FGM, Faith, and the Lazy Politics of Blame

The road to the social harmony which we are hearing so much about at the moment is not deriding the 'other'. It is finding the stories that might inspire changes; that might be important to deradicalisation.

Claims that Female Genital Mutilation is a product of Islam rely on selective facts stripped of context. While the practice has occurred in regions where Islam is dominant, it predates the religion, cuts across cultures, and declines most sharply with education and access to health services. Ending FGM does not require vilifying Muslims, but investing in girls, communities, and the courage to challenge tradition.

Again, among the dog-whistling, I read statements about how repressive Islam is and how it forces women in sub-Saharan Africa into subjugation, with Female Genital Mutilation (FGM) as some kind of indication of the barbarity of Islam.

racism often begins with selectively framed facts rather than outright falsehoods. While it is true that, in the past, the frequency of FGM was high in sub-Sharan countries which were also dominated by Islam, contextual information is omitted. Correlation is being misrepresented as causation.

In reality, FGM is now banned in most countries in Africa but persists in rural areas. Additionally, FGM was practiced in other countries where Islam was not the dominant religion. The frequency declines with access to education and health services and correlates more frequently with poverty than religion. In fact, the practice pre-dates Islam.

Overcoming the practice does not require villification of a religion or ostracising Muslims. Kakenya Ntaiya's story is an example of how change actually occurs.

Kakenya Ntaiya's story is a powerful testament to the transformative power of education and the courage to challenge tradition.
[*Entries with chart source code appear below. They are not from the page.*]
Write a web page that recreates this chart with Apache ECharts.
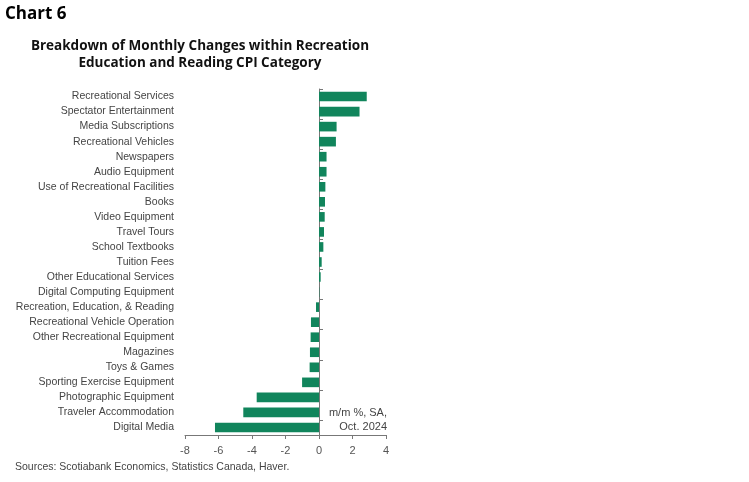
<!DOCTYPE html>
<html><head><meta charset="utf-8">
<script src="https://cdn.jsdelivr.net/npm/echarts@6/dist/echarts.min.js"></script>
<style>html,body{margin:0;padding:0;background:#fff}#c{width:749px;height:482px}</style>
</head><body><div id="c"></div>
<script>
const categories = ["Recreational Services","Spectator Entertainment","Media Subscriptions","Recreational Vehicles","Newspapers","Audio Equipment","Use of Recreational Facilities","Books","Video Equipment","Travel Tours","School Textbooks","Tuition Fees","Other Educational Services","Digital Computing Equipment","Recreation, Education, & Reading","Recreational Vehicle Operation","Other Recreational Equipment","Magazines","Toys & Games","Sporting Exercise Equipment","Photographic Equipment","Traveler Accommodation","Digital Media"];
const values = [2.85,2.42,1.05,1.01,0.45,0.45,0.38,0.36,0.34,0.30,0.26,0.16,0.10,0.02,-0.18,-0.48,-0.50,-0.54,-0.56,-1.01,-3.72,-4.52,-6.21];
const xTicks = [-8,-6,-4,-2,0,2,4];
</script>
<script>
const chart = echarts.init(document.getElementById('c'), null, {renderer:'canvas'});
const font = 'Liberation Sans';
chart.setOption({
  animation:false,
  backgroundColor:'#fff',
  grid:{left:185,right:363,top:89,bottom:47,containLabel:false},
  xAxis:{type:'value',min:xTicks[0],max:xTicks[xTicks.length-1],interval:2,
    axisLine:{show:true,onZero:false,lineStyle:{color:'#777',width:1}},
    axisTick:{show:true,length:4,lineStyle:{color:'#777'}},
    splitLine:{show:false},
    axisLabel:{color:'#555',fontSize:11,fontFamily:font,margin:10}},
  yAxis:[
    {type:'category',data:categories,inverse:true,position:'left',
     axisLine:{show:false,onZero:false},axisTick:{show:false},
     axisLabel:{color:'#444',fontSize:10.5,fontFamily:font,margin:11,padding:[3,0,0,0]}},
    {type:'category',data:categories,inverse:true,position:'left',
     axisLine:{show:true,onZero:true,lineStyle:{color:'#777',width:1}},
     axisTick:{show:true,inside:true,length:4,lineStyle:{color:'#777'}},
     axisLabel:{show:false}}
  ],
  series:[{type:'bar',yAxisIndex:0,data:values,barCategoryGap:'36%',
    itemStyle:{color:'#11855c'}}],
  graphic:[
    {type:'text',left:5,top:6,style:{text:'Chart 6',font:'bold 17px "Open Sans"',fill:'#000'}},
    {type:'text',x:200,y:46,style:{text:'Breakdown of Monthly Changes within Recreation',font:'bold 13.5px "Open Sans"',fill:'#111',align:'center',verticalAlign:'middle'}},
    {type:'text',x:200,y:63,style:{text:'Education and Reading CPI Category',font:'bold 13.5px "Open Sans"',fill:'#111',align:'center',verticalAlign:'middle'}},
    {type:'text',x:387,y:413,style:{text:'m/m %, SA,',font:'11px "Liberation Sans"',fill:'#444',align:'right',verticalAlign:'middle'}},
    {type:'text',x:387,y:427,style:{text:'Oct. 2024',font:'11px "Liberation Sans"',fill:'#444',align:'right',verticalAlign:'middle'}},
    {type:'text',x:15,y:467,style:{text:'Sources: Scotiabank Economics, Statistics Canada, Haver.',font:'10.5px "Liberation Sans"',fill:'#444',verticalAlign:'middle'}}
  ]
});
</script></body></html>
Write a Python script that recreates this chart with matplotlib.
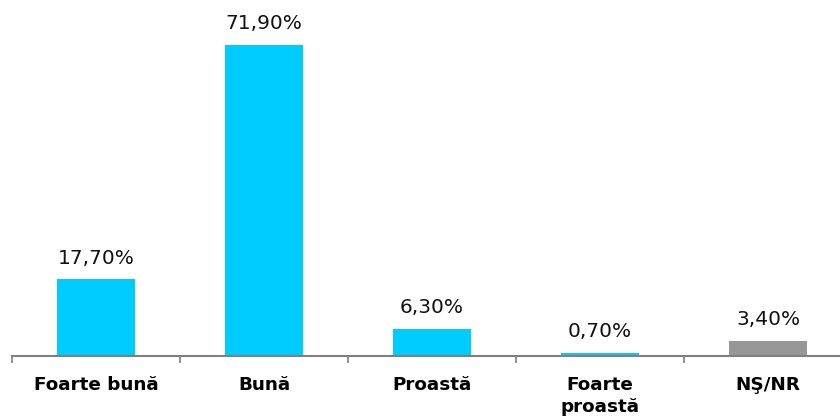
import matplotlib.pyplot as plt
import numpy as np

categories = ['Foarte bună', 'Bună', 'Proastă', 'Foarte\nproastă', 'NŞ/NR']
values = [17.7, 71.9, 6.3, 0.7, 3.4]
labels = ['17,70%', '71,90%', '6,30%', '0,70%', '3,40%']
colors = ['#00CCFF', '#00CCFF', '#00CCFF', '#00CCFF', '#969696']

plt.rcParams['font.family'] = ['DejaVu Sans']

fig = plt.figure(figsize=(8.4, 4.2), dpi=100)
ax = fig.add_axes([12 / 840, 64 / 420, 840 / 840, 346 / 420])

x = np.arange(len(categories))
ax.bar(x, values, width=0.465, color=colors)

for xi, v, lab in zip(x, values, labels):
    ax.annotate(lab, (xi, v), xytext=(0, 8.5), textcoords='offset points',
                ha='center', va='bottom', fontsize=14.5, color='#111111')

ax.set_xlim(-0.5, 4.5)
ax.set_ylim(0, 80)
ax.set_yticks([])

# ticks between categories, labels at the centres
ax.set_xticks(np.arange(-0.5, 5, 1))
ax.set_xticklabels([])
ax.tick_params(axis='x', which='major', direction='out', length=5, width=1.2, color='#808080')
ax.set_xticks(x, minor=True)
ax.set_xticklabels(categories, minor=True, fontsize=13.2, fontweight='bold',
                   linespacing=1.25, va='top')
ax.tick_params(axis='x', which='minor', length=0, pad=14.5)

for s in ['top', 'right', 'left']:
    ax.spines[s].set_visible(False)
ax.spines['bottom'].set_color('#808080')
ax.spines['bottom'].set_linewidth(1.5)

fig.savefig('out.png', dpi=100)
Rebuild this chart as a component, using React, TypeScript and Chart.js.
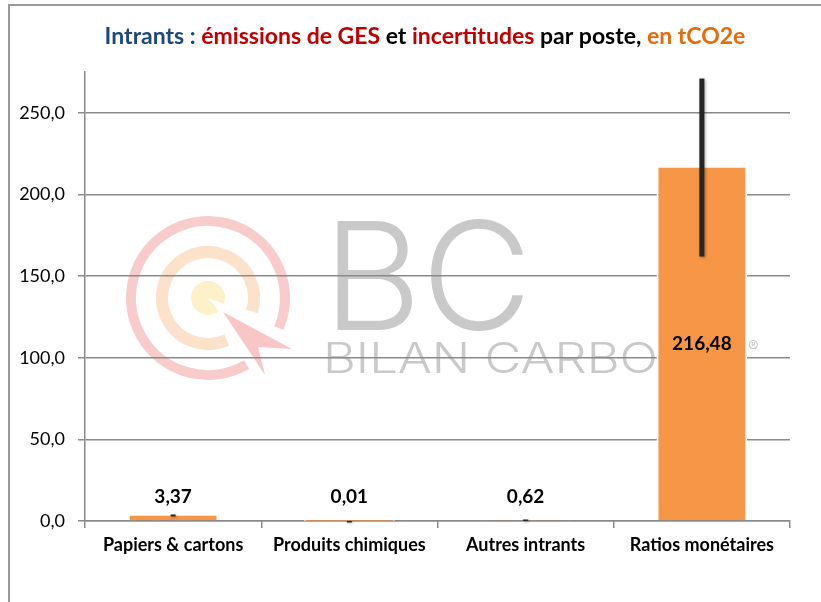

Born into the Maasai community in the rural Kenyan village of Enoosaen, her future was predetermined from a young age: she was engaged to be married at just five years old.

Like all the girls before her, her path was set to undergo Female Genital Mutilation (FGM) as a teenager, a rite of passage intended to prepare her for adulthood and marriage. However, Kakenya harboured a single, burning ambition: to continue her education. In a bold act of negotiation with her father, she agreed to undergo the traumatic FGM ceremony on one condition; that he would allow her to return to and finish high school afterward. He agreed to her terms.

This first negotiation was merely the beginning. Her academic excellence earned her a scholarship to attend university in the United States, but to accept it, she needed the approval of her entire village. She once again negotiated, this time with the village elders, promising to return and use her education to benefit her community if they would support her journey.

They did, and she left for Randolph-Macon Woman’s College in Virginia, becoming a trailblazer as the first girl from her village to study abroad. It was during her studies in sociology in the U.S. that she had a profound revelation, understanding that the FGM she had endured was not a celebrated custom but a severe human rights violation.

This awakening cemented her resolve to ensure other girls would not have to make the same painful bargain she had. True to her word, she returned to Enoosaen and, in 2009, founded the Kakenya Center for Excellence (KCE). This pioneering boarding school provides girls with a safe haven and a quality education, with a revolutionary requirement: parents must pledge that their daughters will not be subjected to FGM or forced into underage marriage.

What began as a single school has since blossomed into a holistic model of change, expanding to include health programs, leadership training, and community outreach, fundamentally altering the life trajectory for generations of girls and reshaping the fabric of her community.

The road to the social harmony which we are hearing so much about at the moment is not deriding the 'other'. It is in finding the stories that might inspire changes; that might be important to deradicalisation.